This has already been a great offseason for us at PFF, from my colleague Timo Riske revisiting a seminal piece by Cade Massey and Richard Thaler regarding the value of draft picks to Kevin Cole’s look at how each combine drill performs when projecting college players into the NFL. The PFF Forecast with myself and George Chahrouri has had plenty to talk about, with quarterbacks hitting the free-agent market to Tua Tagovailoa’s stock as the draft’s second-best quarterback. We’ve even published a few excerpts from our college-to-pro projection model over that past month.

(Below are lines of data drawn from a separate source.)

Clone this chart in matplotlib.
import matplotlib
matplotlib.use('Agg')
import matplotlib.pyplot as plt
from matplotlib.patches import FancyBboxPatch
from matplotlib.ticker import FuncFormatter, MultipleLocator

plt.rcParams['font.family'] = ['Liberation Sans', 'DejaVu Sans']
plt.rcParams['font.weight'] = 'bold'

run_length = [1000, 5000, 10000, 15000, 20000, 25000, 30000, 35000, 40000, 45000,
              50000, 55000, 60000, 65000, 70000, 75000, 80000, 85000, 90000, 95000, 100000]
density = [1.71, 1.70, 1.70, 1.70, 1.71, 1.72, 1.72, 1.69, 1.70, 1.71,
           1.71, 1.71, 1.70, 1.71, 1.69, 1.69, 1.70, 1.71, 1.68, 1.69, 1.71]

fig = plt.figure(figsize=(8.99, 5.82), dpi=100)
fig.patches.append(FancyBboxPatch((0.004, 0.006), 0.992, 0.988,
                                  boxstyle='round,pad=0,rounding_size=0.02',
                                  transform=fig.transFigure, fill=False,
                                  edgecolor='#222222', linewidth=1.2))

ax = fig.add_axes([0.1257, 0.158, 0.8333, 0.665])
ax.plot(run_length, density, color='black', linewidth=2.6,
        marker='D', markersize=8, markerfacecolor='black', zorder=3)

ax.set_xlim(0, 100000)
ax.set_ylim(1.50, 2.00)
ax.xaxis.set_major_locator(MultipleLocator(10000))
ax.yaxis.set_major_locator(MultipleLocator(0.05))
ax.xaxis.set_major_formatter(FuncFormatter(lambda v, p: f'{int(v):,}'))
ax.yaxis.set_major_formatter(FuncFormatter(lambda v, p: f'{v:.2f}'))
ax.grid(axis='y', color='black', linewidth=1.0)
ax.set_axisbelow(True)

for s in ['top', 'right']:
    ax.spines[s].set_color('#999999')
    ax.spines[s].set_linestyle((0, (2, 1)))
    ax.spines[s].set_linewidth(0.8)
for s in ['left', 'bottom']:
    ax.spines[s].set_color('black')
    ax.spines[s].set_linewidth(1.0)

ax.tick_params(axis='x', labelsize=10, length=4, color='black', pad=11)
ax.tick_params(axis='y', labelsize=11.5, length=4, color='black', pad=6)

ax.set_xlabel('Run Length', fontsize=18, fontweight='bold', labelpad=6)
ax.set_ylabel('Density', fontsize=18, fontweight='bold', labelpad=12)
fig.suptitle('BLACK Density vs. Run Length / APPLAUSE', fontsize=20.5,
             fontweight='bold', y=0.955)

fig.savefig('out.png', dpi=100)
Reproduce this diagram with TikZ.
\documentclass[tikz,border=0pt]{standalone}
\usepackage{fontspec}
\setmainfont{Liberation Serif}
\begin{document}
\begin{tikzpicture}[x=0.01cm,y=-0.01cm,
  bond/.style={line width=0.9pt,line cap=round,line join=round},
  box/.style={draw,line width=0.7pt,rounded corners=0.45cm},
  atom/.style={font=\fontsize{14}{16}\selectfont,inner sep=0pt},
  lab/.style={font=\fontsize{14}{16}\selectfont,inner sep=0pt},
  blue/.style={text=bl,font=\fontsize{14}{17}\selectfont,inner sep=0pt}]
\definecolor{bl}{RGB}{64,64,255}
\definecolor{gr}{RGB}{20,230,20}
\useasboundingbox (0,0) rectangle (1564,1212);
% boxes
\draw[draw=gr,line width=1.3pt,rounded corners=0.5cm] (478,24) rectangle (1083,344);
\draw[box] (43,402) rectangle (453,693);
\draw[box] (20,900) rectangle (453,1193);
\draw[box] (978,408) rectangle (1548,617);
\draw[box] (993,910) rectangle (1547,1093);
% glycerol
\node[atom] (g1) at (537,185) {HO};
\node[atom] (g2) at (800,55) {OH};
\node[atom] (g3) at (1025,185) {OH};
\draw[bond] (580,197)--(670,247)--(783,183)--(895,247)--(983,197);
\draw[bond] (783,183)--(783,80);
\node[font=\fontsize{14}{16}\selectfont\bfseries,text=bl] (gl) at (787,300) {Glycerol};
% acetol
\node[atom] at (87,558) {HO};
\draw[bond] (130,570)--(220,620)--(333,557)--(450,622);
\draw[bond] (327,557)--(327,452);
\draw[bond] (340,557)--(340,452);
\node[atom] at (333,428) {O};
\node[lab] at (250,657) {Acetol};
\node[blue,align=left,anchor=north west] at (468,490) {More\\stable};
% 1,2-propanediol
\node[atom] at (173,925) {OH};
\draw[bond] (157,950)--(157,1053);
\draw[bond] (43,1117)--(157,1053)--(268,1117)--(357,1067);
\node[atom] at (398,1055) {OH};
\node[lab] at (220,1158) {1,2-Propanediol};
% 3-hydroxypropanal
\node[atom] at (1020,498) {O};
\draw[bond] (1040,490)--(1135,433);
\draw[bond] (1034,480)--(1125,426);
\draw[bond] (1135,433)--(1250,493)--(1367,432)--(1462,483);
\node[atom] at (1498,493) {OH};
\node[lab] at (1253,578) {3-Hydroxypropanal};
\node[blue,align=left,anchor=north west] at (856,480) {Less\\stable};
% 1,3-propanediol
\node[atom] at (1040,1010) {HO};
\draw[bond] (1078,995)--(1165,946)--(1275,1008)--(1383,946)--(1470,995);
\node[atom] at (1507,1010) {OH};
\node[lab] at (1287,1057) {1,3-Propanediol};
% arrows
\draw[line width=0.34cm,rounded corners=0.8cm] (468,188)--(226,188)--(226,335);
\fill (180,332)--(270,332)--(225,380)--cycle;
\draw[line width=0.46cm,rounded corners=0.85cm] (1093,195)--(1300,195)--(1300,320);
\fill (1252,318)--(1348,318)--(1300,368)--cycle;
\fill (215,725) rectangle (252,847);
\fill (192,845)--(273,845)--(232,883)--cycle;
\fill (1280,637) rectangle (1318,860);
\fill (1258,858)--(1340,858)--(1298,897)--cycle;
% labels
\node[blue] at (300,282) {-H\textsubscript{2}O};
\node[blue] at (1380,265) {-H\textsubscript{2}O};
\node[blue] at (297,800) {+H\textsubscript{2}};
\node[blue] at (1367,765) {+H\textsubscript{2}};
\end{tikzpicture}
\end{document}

All of this is coming off a 2019 offseason where we laid bare some of our most controversial ideas, chief among them that coverage is more important than pass rush. While this finding was a bit upsetting for some, it elicited some great discussion (here’s our chat with former NFL safety and current PFF analyst Solomon Wilcots). Additional studies looked at how quality coverage forces quarterbacks to hold the ball longer, while quality pass rush makes quarterbacks throw it more quickly, and how the Ravens broke the NFL in that regard in 2019.
Today, I want to talk about the problem of constructing a defense a bit further. Generally speaking, I’ve thought about coverage and pass rush as collective units — aggregates of constituent pieces. This is helpful in trying to draw broad conclusions, but for this time of year, when teams are building their rosters full of individual pieces, it’s not the most appropriate way to look at it. The Chiefs are explicitly deciding whether to trade Chris Jones or to sign him to an extension — they are only implicitly deciding to change the composition of their pass-rushing and run-defense groups. When Denver acquired A.J. Bouye this week, they didn’t acquire an entirely new secondary, and when his former team likely trades Yannick Ngakoue in the coming weeks, they will not be transferring their entire pass rush with him.
Thus, a problem to address is how “fragile” a defense is to performance by each player within the unit. Since pass defense is really all that matters (kidding, kind of), we will examine how each player, from the highest-graded to the nth-highest-graded player in coverage and in pass rush, affects opponent success in a given game. The two competing hypotheses are that:
- Defense is “star dependent” — outcomes are mostly a function of how the best players perform
- Defense is “depth dependent” — outcomes are more a function of how lower-tier players perform
The first hypothesis is a view that defense is more “antifragile,” that small perturbations to the system have little effect on outcomes. Unless such perturbations affect the star player or players, a defense can still thrive. This is my working hypothesis for how offense works — most non-quarterback perturbations (injuries, ineffective play) will have second-order (at best) effects on outcomes.
The second hypothesis is more aligned with the view that defensive football is fragile — small changes (even on the lower rungs of the defense) affect the wellbeing of the entire defense because the offense has the power to identify and exploit the corresponding weaknesses.
For this study, we will use two sources of data — expected points/success rate data at the play level and PFF game-level grades. The former track how successful a team is offensively and defensively at the play, game or season level, while the latter is our proxy for how good a player is in coverage or pass rush during the course of a play, game or season.